Consulting the feng shui expert was part of the cost for a $7.4 million enclosure for the golden monkeys debuting at the zoo later his year. Feng shui focuses on balance in design to promote health and happiness.
Feng shui is in demand among high-end architects and interior designers, but Beverly Hills-based feng shui expert Simona Mainini said the Los Angeles Zoo's effort may be a first in animal enclosure design.
"It's very experimental," Mainini said. "We don't have any books on feng shui for monkeys. We just have to assume that Darwin is correct and that there is a connection and what is good for humans is good for monkeys."
The exhibit for the male and two female golden monkeys is nearing completion and they are expected to arrive by the end of the year, once China approves the export permit.
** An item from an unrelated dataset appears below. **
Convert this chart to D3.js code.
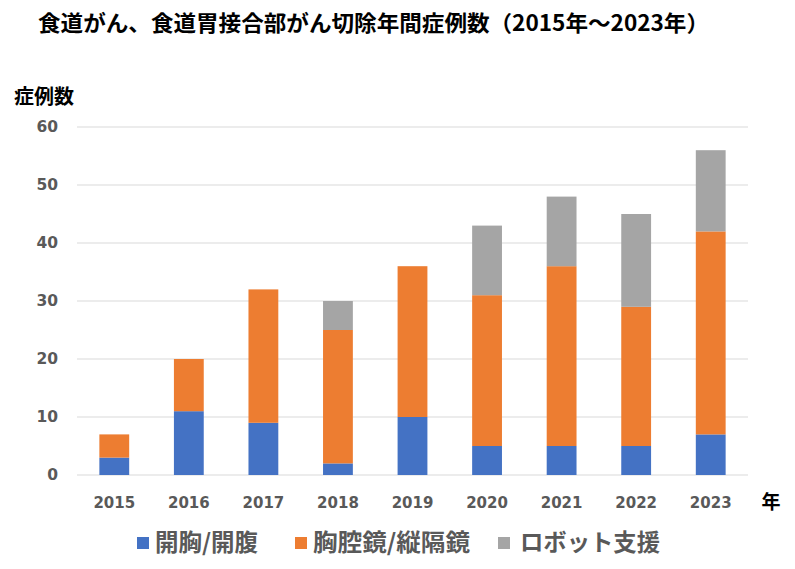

Exhibit designers from the Seattle-based Portico Group said the enclosure was designed to re-create the feel of a rural Chinese village.
"The viewing building has a Chinese character," said principal architect Charles Mays, who hire Mainini. "We thought it would be more authentic if we went that extra step and made sure it was done with good feng shui."
Mainini said she tweaked the plans to maximize the good qi (pronounced chee). For example, she recommended moving a door on the observation tower or adding a fountain or water feature to "soften, with moisture, the harsh energy" in that area of the tower.
The city will pay the Chinese government $100,000 a year for the period of the 10-year loan of the simians.
"The idea is to get people beyond just looking at the animals so they experience how the animals and people live," zoo General Manager John Lewis said. "So when people see that a species is endangered, maybe they'll feel motivated to do something to save them."